Additionally, Harvard Business Review wrote that many of us don’t have any self-awareness at work. So, that may be another explanation for their behavior. HBR suggests having a legitimate conversation with the person. If it goes well, you’ll both be better off for it. If not, at least you’ll have done all you can do. They also recommend asking for feedback on your personality as well.
Set Boundaries
While occasionally chatting with co-workers isn’t a bad idea — even the negative ones — make sure you set boundaries. Not every co-worker is worthy of your time. Susan M. Heathfield suggests practicing professional courage when a co-worker just wants to complain for the sake of it. She writes, “Back gracefully out of additional conversations. The co-worker will attempt to appeal to your sympathetic nature, but if you believe the negativity is unwarranted, don’t spend your time listening or helping the co-worker to address the negative feelings.”
Do What’s Right For You
At the end of the day, it doesn’t matter what anyone else thinks about you. You’re there to do a job. While having a negative co-worker would certainly impact your day-to-day, there’s only so much you can do. Don’t tear out your hair trying to become friendly with someone who isn’t reciprocating. If it’s becoming too much of a problem, speak with your manager or human resources. After all, it’s part of their job to help with tough situations.

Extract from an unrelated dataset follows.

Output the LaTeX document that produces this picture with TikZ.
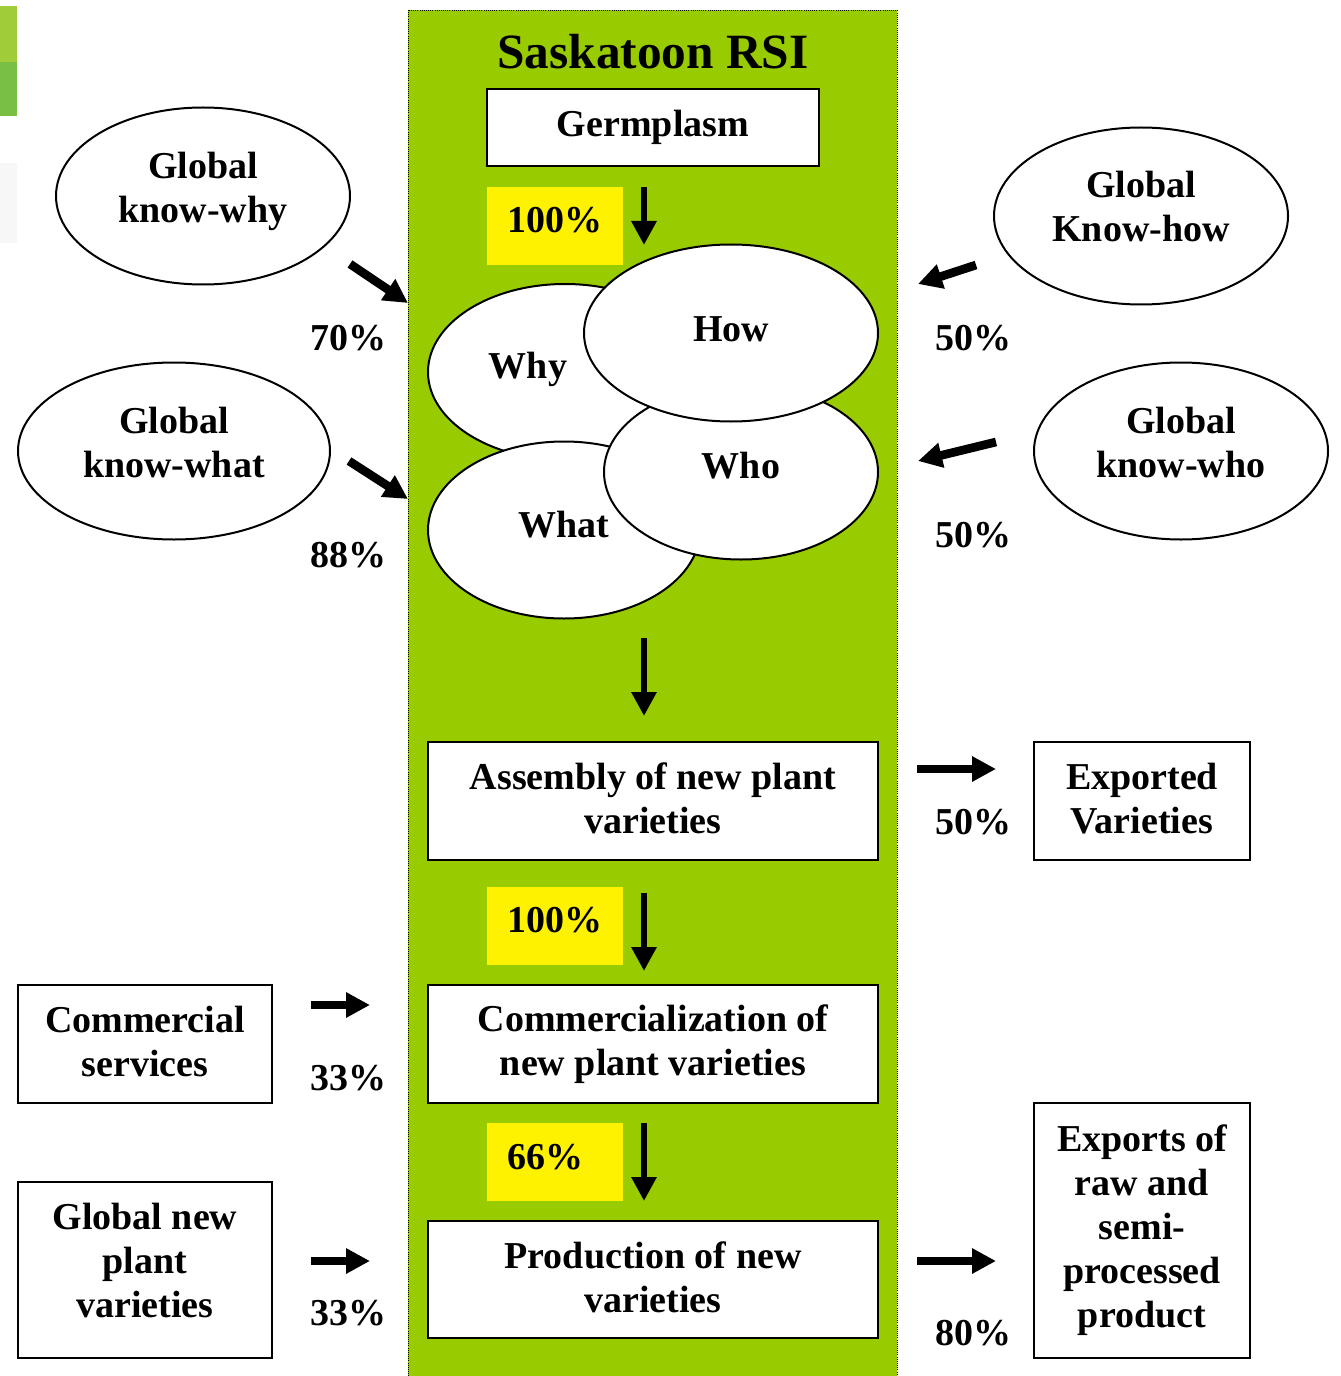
\documentclass[tikz,border=0pt]{standalone}
\usepackage{fontspec}
\setmainfont{Liberation Serif}
\usetikzlibrary{shapes.geometric,arrows.meta}
\newlength\pxu
\setlength\pxu{0.75pt}
\definecolor{rsigreen}{HTML}{99CC00}
\definecolor{barlight}{HTML}{A0CC3A}
\definecolor{bardark}{HTML}{78BF43}
\begin{document}
\begin{tikzpicture}[x=0.75pt,y=-0.75pt,
  every node/.style={font=\bfseries\fontsize{28.5pt}{33pt}\selectfont, align=center},
  box/.style={draw=black, line width=1.5pt, fill=white, inner sep=0pt},
  oval/.style={ellipse, draw=black, line width=1.5pt, fill=white, inner sep=0pt},
  ybox/.style={fill=yellow, inner sep=0pt, minimum width=136\pxu, minimum height=78\pxu},
  varr/.style={line width=5pt, -{Triangle[length=18pt,width=18pt]}},
  harr/.style={line width=6.5pt, -{Triangle[length=18pt,width=18pt]}},
  pct/.style={inner sep=0pt}
]
\useasboundingbox (0,0) rectangle (1340,1376);
% corner bars
\fill[barlight] (0,6) rectangle (17,62);
\fill[bardark] (0,62) rectangle (17,116);
\fill[black!3] (0,163) rectangle (17,243);
% green column
\draw[fill=rsigreen, draw=black, densely dotted, line width=0.6pt] (408,10) rectangle (897,1380);
\node[font=\bfseries\fontsize{37pt}{40pt}\selectfont] (title) at (653,52) {Saskatoon RSI};
\node[box, minimum width=332\pxu, minimum height=77\pxu] (germ) at (653,127.5) {Germplasm};
\node[ybox, label={[anchor=west, inner sep=0pt, xshift=15pt, yshift=4.5pt]west:100\%}] (y1) at (555,226) {};
% four ellipses
\node[oval, minimum width=274\pxu, minimum height=176\pxu,
  label={[xshift=-27.75pt, yshift=2pt]center:Why}] (why) at (565,372) {};
\node[oval, minimum width=272\pxu, minimum height=177\pxu,
  label={[yshift=3.75pt]center:What}] (what) at (564,530) {};
\node[oval, minimum width=274\pxu, minimum height=175\pxu,
  label={[yshift=4.5pt]center:Who}] (who) at (741,472) {};
\node[oval, minimum width=294\pxu, minimum height=177\pxu,
  label={[yshift=3pt]center:How}] (how) at (731,333) {};
% outer ellipses
\node[oval, minimum width=294\pxu, minimum height=177\pxu,
  label={[yshift=3.75pt]center:Global\\know-why}] (kwhy) at (203,196) {};
\node[oval, minimum width=312\pxu, minimum height=177\pxu,
  label={[yshift=6pt]center:Global\\know-what}] (kwhat) at (174,451) {};
\node[oval, minimum width=294\pxu, minimum height=177\pxu,
  label={[yshift=6.75pt]center:Global\\Know-how}] (khow) at (1141,216) {};
\node[oval, minimum width=294\pxu, minimum height=177\pxu,
  label={[yshift=6pt]center:Global\\know-who}] (kwho) at (1181,451) {};
% boxes
\node[box, minimum width=450\pxu, minimum height=118\pxu,
  label={[yshift=2.25pt]center:Assembly of new plant\\varieties}] (assembly) at (653,801) {};
\node[box, minimum width=216\pxu, minimum height=118\pxu,
  label={[yshift=1.5pt]center:Exported\\Varieties}] (exported) at (1142,801) {};
\node[ybox, label={[anchor=west, inner sep=0pt, xshift=15pt, yshift=4.5pt]west:100\%}] (y2) at (555,926) {};
\node[box, minimum width=450\pxu, minimum height=118\pxu] (comm) at (653,1044) {Commercialization of\\new plant varieties};
\node[box, minimum width=254\pxu, minimum height=118\pxu,
  label={[yshift=2.25pt]center:Commercial\\services}] (services) at (145,1044) {};
\node[ybox, label={[anchor=west, inner sep=0pt, xshift=15pt, yshift=3.75pt]west:66\%}] (y3) at (555,1162) {};
\node[box, minimum width=450\pxu, minimum height=117\pxu,
  label={[yshift=1.5pt]center:Production of new\\varieties}] (prod) at (653,1279.5) {};
\node[box, minimum width=254\pxu, minimum height=176\pxu,
  label={[yshift=7.5pt]center:Global new\\plant\\varieties}] (globalnew) at (145,1270) {};
\node[box, minimum width=216\pxu, minimum height=255\pxu] (exports) at (1142,1230.5) {Exports of\\raw and\\semi-\\processed\\product};
% percentages
\node[pct] (p70) at (348,338) {70\%};
\node[pct] (p88) at (348,555) {88\%};
\node[pct] (p50a) at (973,338) {50\%};
\node[pct] (p50b) at (973,535) {50\%};
\node[pct] (p50c) at (973,822) {50\%};
\node[pct] (p33a) at (348,1078) {33\%};
\node[pct] (p33b) at (348,1313) {33\%};
\node[pct] (p80) at (973,1333) {80\%};
% arrow end points
\coordinate (a1s) at (350,264); \coordinate (a1e) at (408,303);
\coordinate (a2s) at (349,461); \coordinate (a2e) at (408,499);
\coordinate (a3s) at (976,265); \coordinate (a3e) at (918,284);
\coordinate (a4s) at (996,442); \coordinate (a4e) at (918,461);
\coordinate (d1s) at (644,187); \coordinate (d1e) at (644,245);
\coordinate (d2s) at (644,638); \coordinate (d2e) at (644,716);
\coordinate (d3s) at (644,893); \coordinate (d3e) at (644,971);
\coordinate (d4s) at (644,1123); \coordinate (d4e) at (644,1201);
\coordinate (h1s) at (917,769); \coordinate (h1e) at (996,769);
\coordinate (h2s) at (311,1005); \coordinate (h2e) at (370,1005);
\coordinate (h3s) at (311,1261); \coordinate (h3e) at (370,1261);
\coordinate (h4s) at (917,1261); \coordinate (h4e) at (996,1261);
\draw[harr] (a1s) -- (a1e);
\draw[harr] (a2s) -- (a2e);
\draw[harr] (a3s) -- (a3e);
\draw[harr] (a4s) -- (a4e);
\draw[varr] (d1s) -- (d1e);
\draw[varr] (d2s) -- (d2e);
\draw[varr] (d3s) -- (d3e);
\draw[varr] (d4s) -- (d4e);
\draw[harr] (h1s) -- (h1e);
\draw[harr] (h2s) -- (h2e);
\draw[harr] (h3s) -- (h3e);
\draw[harr] (h4s) -- (h4e);
\end{tikzpicture}
\end{document}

On the other hand, if you’re fully at your wit’s end, quit. It may sound rash, but pulling your mood down every day for the sake of a job isn’t worth your mental and physical health. If you’re working at your dream job, this is obviously a last resort. But remember that it’s not really your dream job if you’re going home drained or in a bad mood. The bottom line is, you need to pay attention to what you really need.
Negative co-workers are definitely a damper on your workday, but there are a few things you can try before you up and leave. Talk to them, try to get to know them better or distance yourself from them if they’re just a downer. The person who should come first in your life is you.